According to the prosecution, the four accused people who were allegedly in possession of 180 kg of marijuana—Nitesh Ekka, Sanjay Chauhan, Sharif Khan, and Deepak—were apprehended by the police as a result of secret details that were provided to authorities.


As part of the inquiry, the co-accused Nitesh Ekka was transported to Chhattisgarh to be identified, and on his request, the current appellant Mohd. Muslim was put into custody from the night of October 3, 2014, to October 4, 2015.


Based on several considerations, including the gravity of the alleged offenses, the severity of the sentence, and the appellant’s claimed involvement, the district court denied the appellant’s request for bail. It was observed that he had been in constant touch with his co-accused during the commission of the crime and that key witnesses had not yet been interviewed.


Further, the challenged decision states that the present accused was in prima facie frequent touch with other co-accused, as evidenced by phone records, and that the main accused, Virender Singh @ Beerey had made payments to the appellant’s bank account repeatedly. During the trial, one of the witnesses reportedly stated that the current appellant gave him Rs. 50,000.


As there was a prima facie case against him and no justification for relying on Section 37 of the NDPS Act’s exclusions, the application for normal bail was denied, and the trial court was ordered to accelerate and conclude the matter within six months.

JUDGEMENT:


This observation was stated in the judgment by a bench of Justices S. Ravindra Bhat and Dipankar Datta considered that the requirement of Section 436A, which applies to offenses implies that the grant of bail based on an unreasonable delay in the trial cannot be considered to be restricted by Section 37 of the Act. The bench observed that section 37 of the Narcotic Drugs and Psychotropic Substances, 1985 positions that a court may only issue bail to an accused person if it is convinced that there are reasonable reasons to believe that he is innocent of the crime and that he is not likely to commit another crime.


The Supreme Court further cited the decision of State of Madhya Pradesh v. Kajad [(2001) 7 SCC 673, which said that a ‘liberal’ approach to Section 37 of the NDPS Act should not be applied.

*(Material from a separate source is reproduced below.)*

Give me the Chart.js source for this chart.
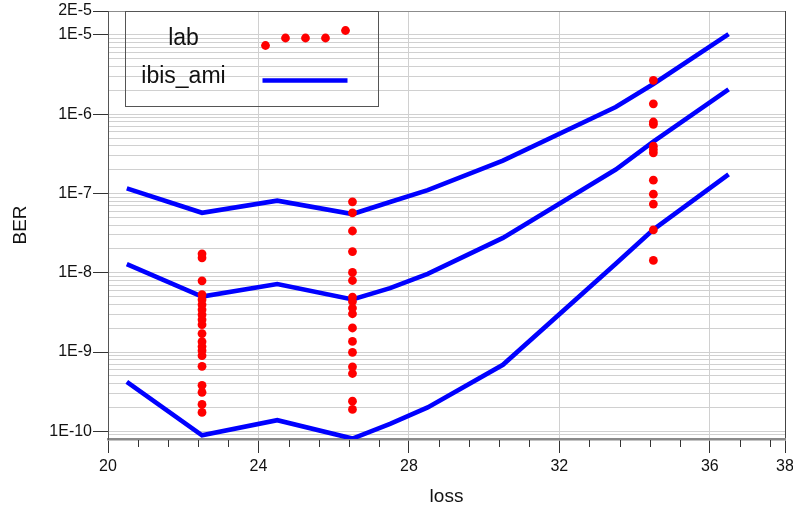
<!DOCTYPE html>
<html>
<head>
<meta charset="utf-8">
<script src="https://cdn.jsdelivr.net/npm/chart.js@4.4.1/dist/chart.umd.min.js"></script>
<style>
  html, body { margin: 0; padding: 0; background: #fff; }
  #wrap { width: 793px; height: 512px; }
</style>
</head>
<body>
<div id="wrap"><canvas id="c" width="793" height="512"></canvas></div>
<script>
// measured points (lab), grouped by loss value
const labLoss = [22.5, 26.5, 34.5];
const labBer225 = [1.73e-8, 1.54e-8, 7.9e-9, 5.3e-9, 4.57e-9, 3.95e-9, 3.42e-9, 2.96e-9, 2.56e-9, 2.21e-9,
                   1.71e-9, 1.35e-9, 1.17e-9, 1.04e-9, 9.0e-10, 6.6e-10, 3.8e-10, 3.1e-10, 2.18e-10, 1.73e-10];
const labBer265 = [7.85e-8, 5.7e-8, 3.36e-8, 1.85e-8, 1.01e-8, 7.98e-9, 4.93e-9, 4.35e-9, 3.59e-9, 3.04e-9,
                   2.01e-9, 1.36e-9, 9.9e-10, 6.5e-10, 5.36e-10, 2.4e-10, 1.89e-10];
const labBer345 = [2.66e-6, 1.35e-6, 7.96e-7, 7.45e-7, 3.94e-7, 3.58e-7, 3.25e-7, 1.47e-7, 9.8e-8, 7.35e-8,
                   3.47e-8, 1.43e-8];

// simulated curves (ibis_ami)
const amiLoss = [20.5, 22.5, 24.5, 26.5, 27.5, 28.5, 30.5, 33.5, 34.5, 36.5];
const amiBerHigh = [1.16e-7, 5.7e-8, 8.1e-8, 5.5e-8, 7.8e-8, 1.1e-7, 2.6e-7, 1.23e-6, 2.4e-6, 1.02e-5];
const amiBerMid  = [1.28e-8, 5.0e-9, 7.2e-9, 4.6e-9, 6.4e-9, 9.7e-9, 2.75e-8, 2.0e-7, 4.5e-7, 2.05e-6];
const amiBerLow  = [4.2e-10, 8.9e-11, 1.38e-10, 8.1e-11, 1.24e-10, 2.0e-10, 6.9e-10, 1.3e-8, 3.5e-8, 1.74e-7];

const lossTicks = [20, 24, 28, 32, 36, 38];
const berTickLabels = ['2E-5', '1E-5', '1E-6', '1E-7', '1E-8', '1E-9', '1E-10'];

const labPoints = [
  ...labBer225.map(v => ({ x: labLoss[0], y: v })),
  ...labBer265.map(v => ({ x: labLoss[1], y: v })),
  ...labBer345.map(v => ({ x: labLoss[2], y: v }))
];
const curve = arr => amiLoss.map((x, i) => ({ x: x, y: arr[i] }));

const isLabeled = v => berTickLabels.find(l => Math.abs(Math.log10(Number(l)) - Math.log10(v)) < 1e-6);

const FONT = "'Liberation Sans', Arial, sans-serif";

// minor ticks under the x axis
const minorTicks = {
  id: 'minorTicks',
  afterDraw(chart) {
    const { ctx, scales: { x }, chartArea } = chart;
    ctx.save();
    ctx.strokeStyle = '#333';
    ctx.lineWidth = 1;
    for (let i = 1; i < 23; i++) {
      if (i % 5 === 0) continue;
      const px = Math.round(x.getPixelForValue(20 + i * 0.8)) + 0.5;
      ctx.beginPath();
      ctx.moveTo(px, chartArea.bottom + 1);
      ctx.lineTo(px, chartArea.bottom + 8);
      ctx.stroke();
    }
    ctx.restore();
  }
};

// boxed legend in the upper left corner
const boxLegend = {
  id: 'boxLegend',
  afterDraw(chart) {
    const { ctx, chartArea: a } = chart;
    const L = a.left + 17.5, T = a.top + 0.5;
    ctx.save();
    ctx.strokeStyle = '#555';
    ctx.lineWidth = 1;
    ctx.strokeRect(L, T, 253, 95);
    ctx.fillStyle = '#111';
    ctx.font = '23px ' + FONT;
    ctx.textBaseline = 'alphabetic';
    ctx.textAlign = 'center';
    ctx.fillText('lab', L + 58, T + 33);
    ctx.fillText('ibis_ami', L + 58, T + 71);
    ctx.fillStyle = '#ff0000';
    [[140, 34], [160, 26.5], [180, 26.5], [200, 26.5], [220, 19]].forEach(([dx, dy]) => {
      ctx.beginPath();
      ctx.arc(L + dx, T + dy, 4.4, 0, Math.PI * 2);
      ctx.fill();
    });
    ctx.strokeStyle = '#0000ff';
    ctx.lineWidth = 4.6;
    ctx.beginPath();
    ctx.moveTo(L + 137, T + 69);
    ctx.lineTo(L + 222, T + 69);
    ctx.stroke();
    ctx.restore();
  }
};

const lineStyle = {
  showLine: true,
  borderColor: '#0000ff',
  borderWidth: 4.6,
  pointRadius: 0,
  tension: 0,
  fill: false
};

new Chart(document.getElementById('c'), {
  type: 'scatter',
  data: {
    datasets: [
      { label: 'lab', data: labPoints, backgroundColor: '#ff0000', borderWidth: 0, pointRadius: 4.4, showLine: false },
      { label: 'ibis_ami', data: curve(amiBerHigh), ...lineStyle },
      { label: 'ibis_ami', data: curve(amiBerMid), ...lineStyle },
      { label: 'ibis_ami', data: curve(amiBerLow), ...lineStyle }
    ]
  },
  options: {
    responsive: false,
    animation: false,
    layout: { padding: { top: 11, right: 8, left: 0, bottom: 0 } },
    plugins: { legend: { display: false }, tooltip: { enabled: false } },
    scales: {
      x: {
        type: 'linear',
        min: 20,
        max: 38,
        afterBuildTicks: s => { s.ticks = lossTicks.map(v => ({ value: v })); },
        afterFit: s => { s.height = 73; s.paddingLeft = 0; s.paddingRight = 0; },
        ticks: { autoSkip: false, maxRotation: 0, padding: 4, color: '#111', font: { family: FONT, size: 16 } },
        grid: {
          color: c => (c.tick && c.tick.value === 38 ? '#444' : '#d0d0d0'),
          lineWidth: 1,
          tickColor: '#333',
          tickLength: 14
        },
        border: { color: '#8a8a8a', width: 2.5 },
        title: { display: true, text: 'loss', color: '#111', font: { family: FONT, size: 19 }, padding: { top: 0, bottom: 4 } }
      },
      y: {
        type: 'logarithmic',
        min: 8e-11,
        max: 2e-5,
        afterBuildTicks: s => {
          const t = [];
          for (let e = -11; e <= -5; e++) {
            for (let m = 1; m <= 9; m++) {
              const v = m * Math.pow(10, e);
              if (v > 8.1e-11 && v < 2.01e-5) t.push({ value: v });
            }
          }
          s.ticks = t;
        },
        afterFit: s => { s.width = 108; s.paddingTop = 0; s.paddingBottom = 0; },
        ticks: {
          autoSkip: false,
          padding: 1,
          color: '#111',
          font: { family: FONT, size: 16 },
          callback: v => isLabeled(v) || ''
        },
        grid: {
          color: c => {
            if (c.tick && Math.abs(c.tick.value - 2e-5) < 1e-9) return '#8c8c8c';
            return '#d0d0d0';
          },
          lineWidth: 1,
          tickLength: 15,
          tickColor: c => (c.tick && isLabeled(c.tick.value) ? '#333' : 'rgba(0,0,0,0)')
        },
        border: { color: '#555', width: 1 },
        title: { display: true, text: 'BER', color: '#111', font: { family: FONT, size: 19 }, padding: { top: 9, bottom: 0 } }
      }
    }
  },
  plugins: [minorTicks, boxLegend]
});
</script>
</body>
</html>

The bench ruled that to effectively rule out the grant of bail completely, the appellant’s request for release must be evaluated ” within the framework of the NDPS Act, specifically Section 37.”

CONCLUSION:


As a response, the bench led by Justice Bhat remarked that the supreme court had maintained such stringent conditions in light of the balance between two conflicting goals, namely, the right of an accused to enjoy freedom based on the presumption of innocence and the interest of society at large. And yet, it also acknowledged that the only way a particular condition in law, like the one in Section 37 of the NDPS Act, could be taken into account within the bounds of the constitution is by relying on a prima-facie finding of the matter based on the evidence on the record. The bench ruled unequivocally that any alternative reading would result in a person accused of offenses such as those authorized under Section 37 of the NDPS Act is completely denied bail.

Therefore, since the appellant has been in detention for more than 7 years and 4 months and the the trial is moving at a snail’s pace, bail cannot be denied to an accused charged with NDPS Act offenses due to the operation of Section 37 where there has been an excessive delay in the trial.